Jerman Tuduh Rusia Sengaja Targetkan Kehidupan Ekonomi Ukraina: Putin Brutal!

ERA.id - Menteri Luar Negeri Jerman Annalena Baerbock menuduh Rusia sengaja menargetkan kehidupan ekonomi dan energi Ukraina dalam konflik dua negara. Baerbock menyebut Presiden Rusia Valadimir Putin brutal dan sengaja menghancurkan kehidupan warga Ukraiana.

"Presiden Rusia Putin ingin menghancurkan jalur kehidupan Ukraina dengan perang agresi brutalnya,” kata Baerbock, dikutip Anadolu, Rabu (12/6/2024). 

Baerbock mengatakan serangan intensif Rusia tidak hanya menargetkan kedaulatan dan integritas wilayah Ukraina tetapi juga infrastruktur ekonomi dan energi, serta masa depan negara tersebut di Uni Eropa. 

"Di tengah serangan terhadap jalur kehidupan negara mereka, rakyat Ukraina sangat membutuhkan listrik, air, dan pemanas," ujarnya. 
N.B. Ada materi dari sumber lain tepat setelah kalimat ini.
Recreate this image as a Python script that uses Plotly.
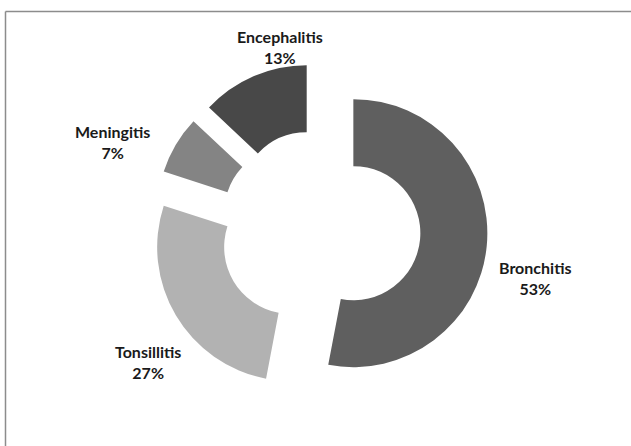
import plotly.graph_objects as go

labels = ["Bronchitis", "Tonsillitis", "Meningitis", "Encephalitis"]
values = [53, 27, 7, 13]
colors = ["#5f5f5f", "#b2b2b2", "#848484", "#484848"]

# label block centres in pixels (layout only)
label_pos = [(534.5, 277.5), (147.5, 361.5), (112, 141.5), (279.5, 47)]

W, H = 631, 446
total = sum(values)

fig = go.Figure(go.Pie(
    labels=labels,
    values=values,
    sort=False,
    direction="clockwise",
    rotation=0,
    hole=0.5,
    pull=[0.25, 0.25, 0.25, 0.25],
    marker=dict(colors=colors, line=dict(width=0)),
    textinfo="none",
    domain=dict(x=[152.5 / W, 487.5 / W], y=[1 - 397.5 / H, 1 - 62.5 / H]),
    showlegend=False,
    hoverinfo="label+percent",
))

annotations = []
for lab, val, (px, py) in zip(labels, values, label_pos):
    annotations.append(dict(
        xref="paper", yref="paper", x=px / W, y=1 - py / H,
        xanchor="center", yanchor="middle", showarrow=False,
        text=f"<b>{lab}<br>{round(val / total * 100)}%</b>",
        font=dict(family="Lato", size=16, color="#1a1a1a"),
        align="center",
    ))

border = dict(color="#8c8c8c", width=1.5)
fig.update_layout(
    width=W, height=H,
    margin=dict(l=0, r=0, t=0, b=0),
    paper_bgcolor="white",
    plot_bgcolor="white",
    annotations=annotations,
    shapes=[
        dict(type="line", xref="paper", yref="paper",
             x0=5.5 / W, x1=1.2, y0=1 - 11.5 / H, y1=1 - 11.5 / H, line=border),
        dict(type="line", xref="paper", yref="paper",
             x0=5.5 / W, x1=5.5 / W, y0=-0.2, y1=1 - 11.5 / H, line=border),
    ],
)

fig.write_html("out.html",
               config={"displayModeBar": False},
               post_script="document.body.style.margin='0';document.body.style.overflow='hidden';")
"Itu sebabnya di sini, dalam konferensi ini, tidak hanya politisi, pejabat pemerintah, tetapi juga wali kota, perusahaan, dan organisasi sipil hadir," tambahnya. 

Bukan hanya mengecam tindakan Rusia, Jerman juga menjanjikan dukungan kuat bagi upaya Ukraina menjadi anggota Uni Eropa. 
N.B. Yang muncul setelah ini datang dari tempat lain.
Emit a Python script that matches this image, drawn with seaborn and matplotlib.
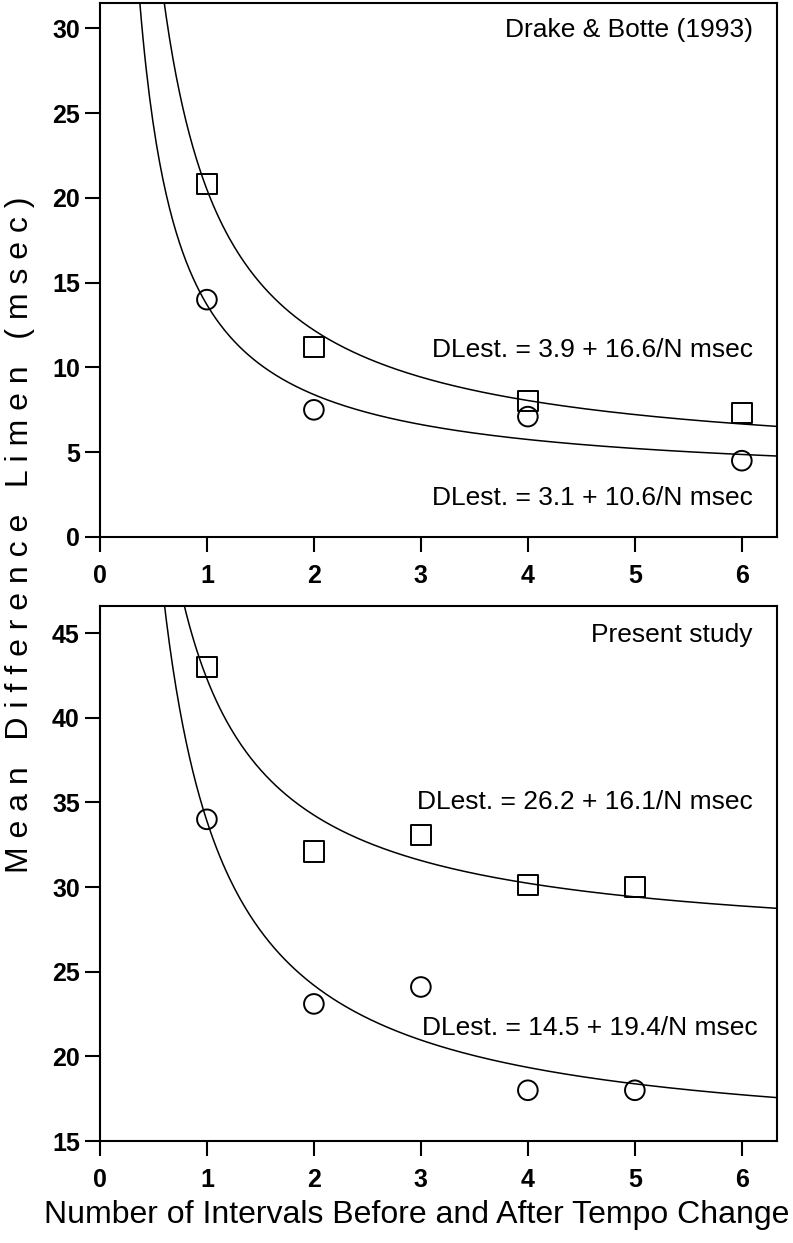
import numpy as np
import pandas as pd
import matplotlib
matplotlib.use("Agg")
import matplotlib.pyplot as plt
import seaborn as sns

# -----------------------------------------------------
# data
# -----------------------------------------------------
top_n = [1, 2, 4, 6]
top_squares = [20.8, 11.2, 8.0, 7.3]
top_circles = [14.0, 7.5, 7.1, 4.5]

bot_n = [1, 2, 3, 4, 5]
bot_squares = [43.0, 32.1, 33.1, 30.1, 30.0]
bot_circles = [34.0, 23.1, 24.1, 18.0, 18.0]

# fitted DLest = a + b/N (from the printed equations)
top_fit_sq = (3.9, 16.6)
top_fit_ci = (3.1, 10.6)
bot_fit_sq = (26.2, 16.1)
bot_fit_ci = (14.5, 19.4)

x_ticks = [0, 1, 2, 3, 4, 5, 6]
top_yticks = [0, 5, 10, 15, 20, 25, 30]
bot_yticks = [15, 20, 25, 30, 35, 40, 45]

sns.set_theme(style="ticks")
plt.rcParams['font.family'] = ['Liberation Sans', 'DejaVu Sans']
plt.rcParams['text.color'] = 'black'

fig = plt.figure(figsize=(7.93, 12.43), dpi=100)
ax_top = fig.add_axes([0.126, 0.568, 0.854, 0.4296])
ax_bot = fig.add_axes([0.126, 0.082, 0.854, 0.4305])

n_grid = np.linspace(0.2, 6.4, 400)


def draw_panel(ax, n, sq, ci, fit_sq, fit_ci, ylim, yticks):
    for a, b in (fit_sq, fit_ci):
        curve = pd.DataFrame({'n': n_grid, 'dl': a + b / n_grid})
        sns.lineplot(data=curve, x='n', y='dl', color='black', lw=1.1,
                     estimator=None, sort=False, ax=ax)
    sns.scatterplot(x=n, y=sq, marker='s', s=210, facecolors='none',
                    edgecolors='black', linewidth=1.4, ax=ax, zorder=3)
    sns.scatterplot(x=n, y=ci, marker='o', s=200, facecolors='none',
                    edgecolors='black', linewidth=1.4, ax=ax, zorder=3)
    ax.set_xlim(0, 6.33)
    ax.set_ylim(*ylim)
    ax.set_xticks(x_ticks)
    ax.set_yticks(yticks)
    ax.set_xlabel('')
    ax.set_ylabel('')
    for s in ax.spines.values():
        s.set_linewidth(1.5)
        s.set_color('black')
    ax.tick_params(axis='both', length=10.5, width=1.5, colors='black',
                   labelsize=18, direction='out')
    ax.tick_params(axis='x', pad=9)
    ax.tick_params(axis='y', pad=4)
    for lab in ax.get_xticklabels() + ax.get_yticklabels():
        lab.set_fontweight('bold')


draw_panel(ax_top, top_n, top_squares, top_circles, top_fit_sq, top_fit_ci,
           (0, 31.5), top_yticks)
draw_panel(ax_bot, bot_n, bot_squares, bot_circles, bot_fit_sq, bot_fit_ci,
           (15, 46.6), bot_yticks)

# panel labels and equations
ax_top.text(6.1, 29.9, 'Drake & Botte (1993)', ha='right', va='center', fontsize=19)
ax_top.text(6.1, 11.05, 'DLest. = 3.9 + 16.6/N msec', ha='right', va='center', fontsize=19)
ax_top.text(6.1, 2.3, 'DLest. = 3.1 + 10.6/N msec', ha='right', va='center', fontsize=19)

ax_bot.text(6.1, 44.9, 'Present study', ha='right', va='center', fontsize=19)
ax_bot.text(6.1, 35.0, 'DLest. = 26.2 + 16.1/N msec', ha='right', va='center', fontsize=19)
ax_bot.text(6.15, 21.7, 'DLest. = 14.5 + 19.4/N msec', ha='right', va='center', fontsize=19)

fig.text(0.525, 0.0225, 'Number of Intervals Before and After Tempo Change',
         ha='center', va='center', fontsize=23)
fig.text(0.025, 0.57, 'M e a n   D i f f e r e n c e   L i m e n   ( m s e c )',
         rotation=90, ha='center', va='center', fontsize=23)

fig.savefig('out.png', dpi=100)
"Kami memperjelas di konferensi pemulihan ini bahwa kami tidak hanya melawan serangan brutal Rusia, namun kami juga membuka jalan bagi Ukraina untuk bergabung dengan Uni Eropa," tegasnya. 

Para pemimpin dan diplomat terkemuka dari lebih dari 60 negara menghadiri konferensi dua hari di Berlin, yang bertujuan untuk memobilisasi dukungan internasional bagi stabilisasi ekonomi Ukraina, pemulihan perang, dan reformasi keanggotaan di Uni Eropa. 

Dua tahun telah berlalu setelah Rusia melancarkan operasi militer khusus ke Ukraina pada 24 Februari 2022. Sekitar 18 persen wilayah Ukraina saat ini masih berada di bawah pendudukan Rusia, termasuk Semenanjung Krimea serta sebagian besar Donetsk dan Luhansk di bagian timur. 

Negara-negara Barat menyuplai peralatan tempur seperti tank militer, sistem pertahanan udara hingga artileri jarak jauh. 

Data Institut Kiel untuk Ekonomi Dunia menyebut berbagai institusi Uni Eropa mengirim bantuan senilai 92 miliar dolar AS (atau sekitar Rp 1.438,42 triliun) sedangkan Amerika Serikat mengirimkan 73 miliar dolar AS (sekitar Rp 1.141,35 triliun).